Exercise instructions
Write out the entire listing below exactly, with the pictures left out.

Data section
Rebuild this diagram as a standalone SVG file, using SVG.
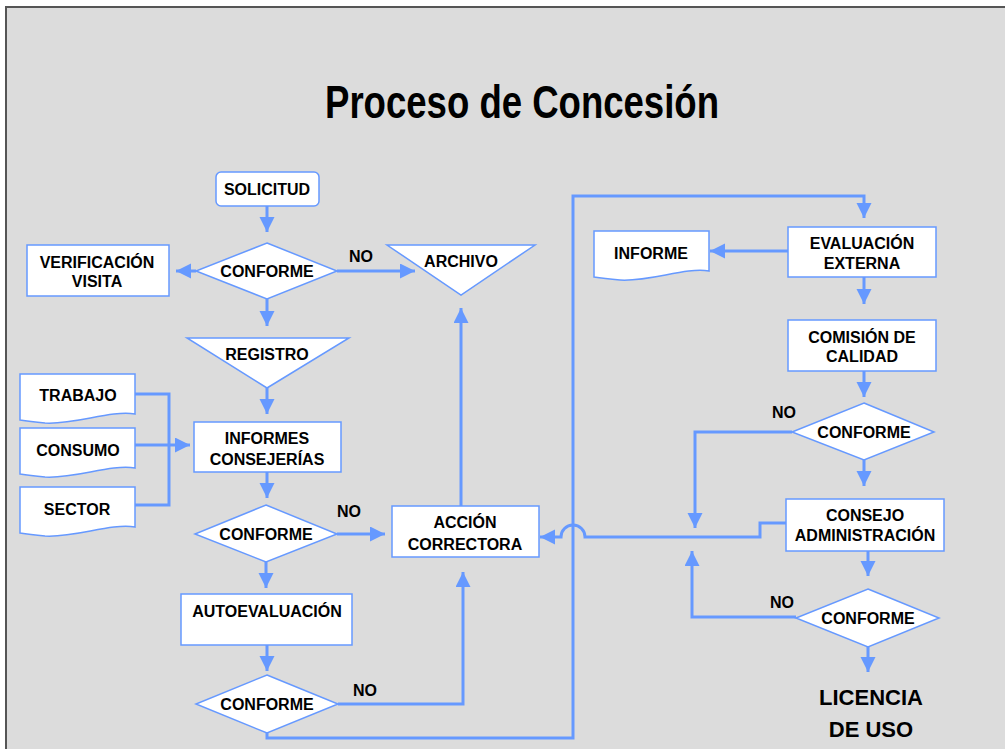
<svg xmlns="http://www.w3.org/2000/svg" width="1005" height="749" viewBox="0 0 1005 749">
<defs>
<style>
.node{fill:#ffffff;stroke:#6699ff;stroke-width:1.5}
.t{font-family:"Liberation Sans",Arial,sans-serif;font-weight:bold;font-size:16px;fill:#000;text-anchor:middle}
.lbl{font-family:"Liberation Sans",Arial,sans-serif;font-weight:bold;font-size:16px;fill:#000;text-anchor:middle}
.c{fill:none;stroke:#6699ff;stroke-width:3}
.ca{fill:none;stroke:#6699ff;stroke-width:3;marker-end:url(#ah)}
</style>
<marker id="ah" markerUnits="userSpaceOnUse" markerWidth="16" markerHeight="16" refX="15" refY="7.5" orient="auto">
<path d="M0,0 L15,7.5 L0,15 z" fill="#6699ff"/>
</marker>
</defs>
<rect x="0" y="0" width="1005" height="749" fill="#ffffff"/>
<rect x="6" y="7" width="1005" height="750" fill="#dcdcdc" stroke="#555555" stroke-width="2"/>
<text x="522" y="118" font-family="'Liberation Sans',Arial,sans-serif" font-weight="bold" font-size="46" text-anchor="middle" textLength="394" lengthAdjust="spacingAndGlyphs">Proceso de Concesión</text>

<g id="connectors">
<path class="ca" d="M267,206 V232"/>
<path class="ca" d="M196,271 H176"/>
<path class="ca" d="M337,271 H415"/>
<path class="ca" d="M267,299 V326"/>
<path class="ca" d="M267,388 V414"/>
<path class="c" d="M135,394 H169 V505 H135"/>
<path class="ca" d="M135,445 H190"/>
<path class="ca" d="M267,472 V498"/>
<path class="ca" d="M337,534 H385"/>
<path class="ca" d="M461,506 V308"/>
<path class="ca" d="M266,562 V588"/>
<path class="ca" d="M267,645 V671"/>
<path class="ca" d="M338,704 H463 V572"/>
<path class="ca" d="M267,733 V738 H573 V196 H864 V218"/>
<path class="ca" d="M788,251 H710"/>
<path class="ca" d="M864,277 V304"/>
<path class="ca" d="M864,371 V397"/>
<path class="ca" d="M792,432 H695 V528"/>
<path class="ca" d="M864,460 V486"/>
<path class="ca" d="M786,523 H760 V537 H585 A12,12 0 0 0 561,537 H540"/>
<path class="ca" d="M868,551 V576"/>
<path class="ca" d="M796,617 H692 V551"/>
<path class="ca" d="M868,647 V672"/>
</g>

<g id="solicitud"><rect class="node" x="216" y="172" width="103" height="34" rx="5"/><text class="t" x="267" y="195">SOLICITUD</text></g>
<g id="conforme1"><polygon class="node" points="267,243 337,271 267,299 196,271"/><text class="t" x="267" y="277">CONFORME</text></g>
<g id="verificacion"><rect class="node" x="27" y="245" width="142" height="51"/><text class="t" x="97" y="268">VERIFICACIÓN</text><text class="t" x="97" y="287">VISITA</text></g>
<g id="archivo"><polygon class="node" points="387,245 535,245 461,295"/><text class="t" x="461" y="267">ARCHIVO</text></g>
<g id="registro"><polygon class="node" points="187,338 349,338 267,388"/><text class="t" x="267" y="360">REGISTRO</text></g>
<g id="trabajo"><path class="node" d="M20,374 H135 V414 C110,410 75,425 45,423 C34,422 26,421 20,420 Z"/><text class="t" x="78" y="401">TRABAJO</text></g>
<g id="consumo"><path class="node" d="M20,428 H135 V468 C110,464 75,479 45,477 C34,476 26,475 20,474 Z"/><text class="t" x="78" y="456">CONSUMO</text></g>
<g id="sector"><path class="node" d="M20,487 H135 V527 C110,523 75,538 45,536 C34,535 26,534 20,533 Z"/><text class="t" x="77" y="515">SECTOR</text></g>
<g id="informes"><rect class="node" x="194" y="422" width="147" height="50"/><text class="t" x="267" y="444">INFORMES</text><text class="t" x="267" y="465">CONSEJERÍAS</text></g>
<g id="conforme2"><polygon class="node" points="266,505 337,534 266,562 195,534"/><text class="t" x="266" y="540">CONFORME</text></g>
<text class="lbl" x="349" y="517">NO</text>
<g id="accion"><rect class="node" x="392" y="506" width="147" height="51"/><text class="t" x="465" y="528">ACCIÓN</text><text class="t" x="465" y="550">CORRECTORA</text></g>
<g id="autoevaluacion"><rect class="node" x="181" y="594" width="171" height="51"/><text class="t" x="267" y="617">AUTOEVALUACIÓN</text></g>
<g id="conforme3"><polygon class="node" points="267,675 338,704 267,733 196,704"/><text class="t" x="267" y="710">CONFORME</text></g>
<text class="lbl" x="365" y="696">NO</text>
<text class="lbl" x="361" y="262">NO</text>

<g id="informe"><path class="node" d="M594,231 H709 V271 C685,267 650,282 620,280 C608,279 600,278 594,277 Z"/><text class="t" x="651" y="259">INFORME</text></g>
<g id="evaluacion"><rect class="node" x="788" y="227" width="148" height="50"/><text class="t" x="862" y="249">EVALUACIÓN</text><text class="t" x="862" y="269">EXTERNA</text></g>
<g id="comision"><rect class="node" x="788" y="320" width="148" height="51"/><text class="t" x="862" y="343">COMISIÓN DE</text><text class="t" x="862" y="362">CALIDAD</text></g>
<g id="conforme4"><polygon class="node" points="864,403 934,432 864,460 792,432"/><text class="t" x="864" y="438">CONFORME</text></g>
<text class="lbl" x="784" y="418">NO</text>
<g id="consejo"><rect class="node" x="786" y="499" width="158" height="52"/><text class="t" x="865" y="521">CONSEJO</text><text class="t" x="865" y="541">ADMINISTRACIÓN</text></g>
<g id="conforme5"><polygon class="node" points="868,589 939,618 868,647 796,618"/><text class="t" x="868" y="624">CONFORME</text></g>
<text class="lbl" x="782" y="608">NO</text>
<g id="licencia"><text class="t" x="871" y="705" font-size="22" style="font-size:22px">LICENCIA</text><text class="t" x="871" y="737" style="font-size:22px">DE USO</text></g>
</svg>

Reply to the task
Rebuild this diagram as a standalone SVG file, using SVG.
<svg xmlns="http://www.w3.org/2000/svg" width="1005" height="749" viewBox="0 0 1005 749">
<defs>
<style>
.node{fill:#ffffff;stroke:#6699ff;stroke-width:1.5}
.t{font-family:"Liberation Sans",Arial,sans-serif;font-weight:bold;font-size:16px;fill:#000;text-anchor:middle}
.lbl{font-family:"Liberation Sans",Arial,sans-serif;font-weight:bold;font-size:16px;fill:#000;text-anchor:middle}
.c{fill:none;stroke:#6699ff;stroke-width:3}
.ca{fill:none;stroke:#6699ff;stroke-width:3;marker-end:url(#ah)}
</style>
<marker id="ah" markerUnits="userSpaceOnUse" markerWidth="16" markerHeight="16" refX="15" refY="7.5" orient="auto">
<path d="M0,0 L15,7.5 L0,15 z" fill="#6699ff"/>
</marker>
</defs>
<rect x="0" y="0" width="1005" height="749" fill="#ffffff"/>
<rect x="6" y="7" width="1005" height="750" fill="#dcdcdc" stroke="#555555" stroke-width="2"/>
<text x="522" y="118" font-family="'Liberation Sans',Arial,sans-serif" font-weight="bold" font-size="46" text-anchor="middle" textLength="394" lengthAdjust="spacingAndGlyphs">Proceso de Concesión</text>

<g id="connectors">
<path class="ca" d="M267,206 V232"/>
<path class="ca" d="M196,271 H176"/>
<path class="ca" d="M337,271 H415"/>
<path class="ca" d="M267,299 V326"/>
<path class="ca" d="M267,388 V414"/>
<path class="c" d="M135,394 H169 V505 H135"/>
<path class="ca" d="M135,445 H190"/>
<path class="ca" d="M267,472 V498"/>
<path class="ca" d="M337,534 H385"/>
<path class="ca" d="M461,506 V308"/>
<path class="ca" d="M266,562 V588"/>
<path class="ca" d="M267,645 V671"/>
<path class="ca" d="M338,704 H463 V572"/>
<path class="ca" d="M267,733 V738 H573 V196 H864 V218"/>
<path class="ca" d="M788,251 H710"/>
<path class="ca" d="M864,277 V304"/>
<path class="ca" d="M864,371 V397"/>
<path class="ca" d="M792,432 H695 V528"/>
<path class="ca" d="M864,460 V486"/>
<path class="ca" d="M786,523 H760 V537 H585 A12,12 0 0 0 561,537 H540"/>
<path class="ca" d="M868,551 V576"/>
<path class="ca" d="M796,617 H692 V551"/>
<path class="ca" d="M868,647 V672"/>
</g>

<g id="solicitud"><rect class="node" x="216" y="172" width="103" height="34" rx="5"/><text class="t" x="267" y="195">SOLICITUD</text></g>
<g id="conforme1"><polygon class="node" points="267,243 337,271 267,299 196,271"/><text class="t" x="267" y="277">CONFORME</text></g>
<g id="verificacion"><rect class="node" x="27" y="245" width="142" height="51"/><text class="t" x="97" y="268">VERIFICACIÓN</text><text class="t" x="97" y="287">VISITA</text></g>
<g id="archivo"><polygon class="node" points="387,245 535,245 461,295"/><text class="t" x="461" y="267">ARCHIVO</text></g>
<g id="registro"><polygon class="node" points="187,338 349,338 267,388"/><text class="t" x="267" y="360">REGISTRO</text></g>
<g id="trabajo"><path class="node" d="M20,374 H135 V414 C110,410 75,425 45,423 C34,422 26,421 20,420 Z"/><text class="t" x="78" y="401">TRABAJO</text></g>
<g id="consumo"><path class="node" d="M20,428 H135 V468 C110,464 75,479 45,477 C34,476 26,475 20,474 Z"/><text class="t" x="78" y="456">CONSUMO</text></g>
<g id="sector"><path class="node" d="M20,487 H135 V527 C110,523 75,538 45,536 C34,535 26,534 20,533 Z"/><text class="t" x="77" y="515">SECTOR</text></g>
<g id="informes"><rect class="node" x="194" y="422" width="147" height="50"/><text class="t" x="267" y="444">INFORMES</text><text class="t" x="267" y="465">CONSEJERÍAS</text></g>
<g id="conforme2"><polygon class="node" points="266,505 337,534 266,562 195,534"/><text class="t" x="266" y="540">CONFORME</text></g>
<text class="lbl" x="349" y="517">NO</text>
<g id="accion"><rect class="node" x="392" y="506" width="147" height="51"/><text class="t" x="465" y="528">ACCIÓN</text><text class="t" x="465" y="550">CORRECTORA</text></g>
<g id="autoevaluacion"><rect class="node" x="181" y="594" width="171" height="51"/><text class="t" x="267" y="617">AUTOEVALUACIÓN</text></g>
<g id="conforme3"><polygon class="node" points="267,675 338,704 267,733 196,704"/><text class="t" x="267" y="710">CONFORME</text></g>
<text class="lbl" x="365" y="696">NO</text>
<text class="lbl" x="361" y="262">NO</text>

<g id="informe"><path class="node" d="M594,231 H709 V271 C685,267 650,282 620,280 C608,279 600,278 594,277 Z"/><text class="t" x="651" y="259">INFORME</text></g>
<g id="evaluacion"><rect class="node" x="788" y="227" width="148" height="50"/><text class="t" x="862" y="249">EVALUACIÓN</text><text class="t" x="862" y="269">EXTERNA</text></g>
<g id="comision"><rect class="node" x="788" y="320" width="148" height="51"/><text class="t" x="862" y="343">COMISIÓN DE</text><text class="t" x="862" y="362">CALIDAD</text></g>
<g id="conforme4"><polygon class="node" points="864,403 934,432 864,460 792,432"/><text class="t" x="864" y="438">CONFORME</text></g>
<text class="lbl" x="784" y="418">NO</text>
<g id="consejo"><rect class="node" x="786" y="499" width="158" height="52"/><text class="t" x="865" y="521">CONSEJO</text><text class="t" x="865" y="541">ADMINISTRACIÓN</text></g>
<g id="conforme5"><polygon class="node" points="868,589 939,618 868,647 796,618"/><text class="t" x="868" y="624">CONFORME</text></g>
<text class="lbl" x="782" y="608">NO</text>
<g id="licencia"><text class="t" x="871" y="705" font-size="22" style="font-size:22px">LICENCIA</text><text class="t" x="871" y="737" style="font-size:22px">DE USO</text></g>
</svg>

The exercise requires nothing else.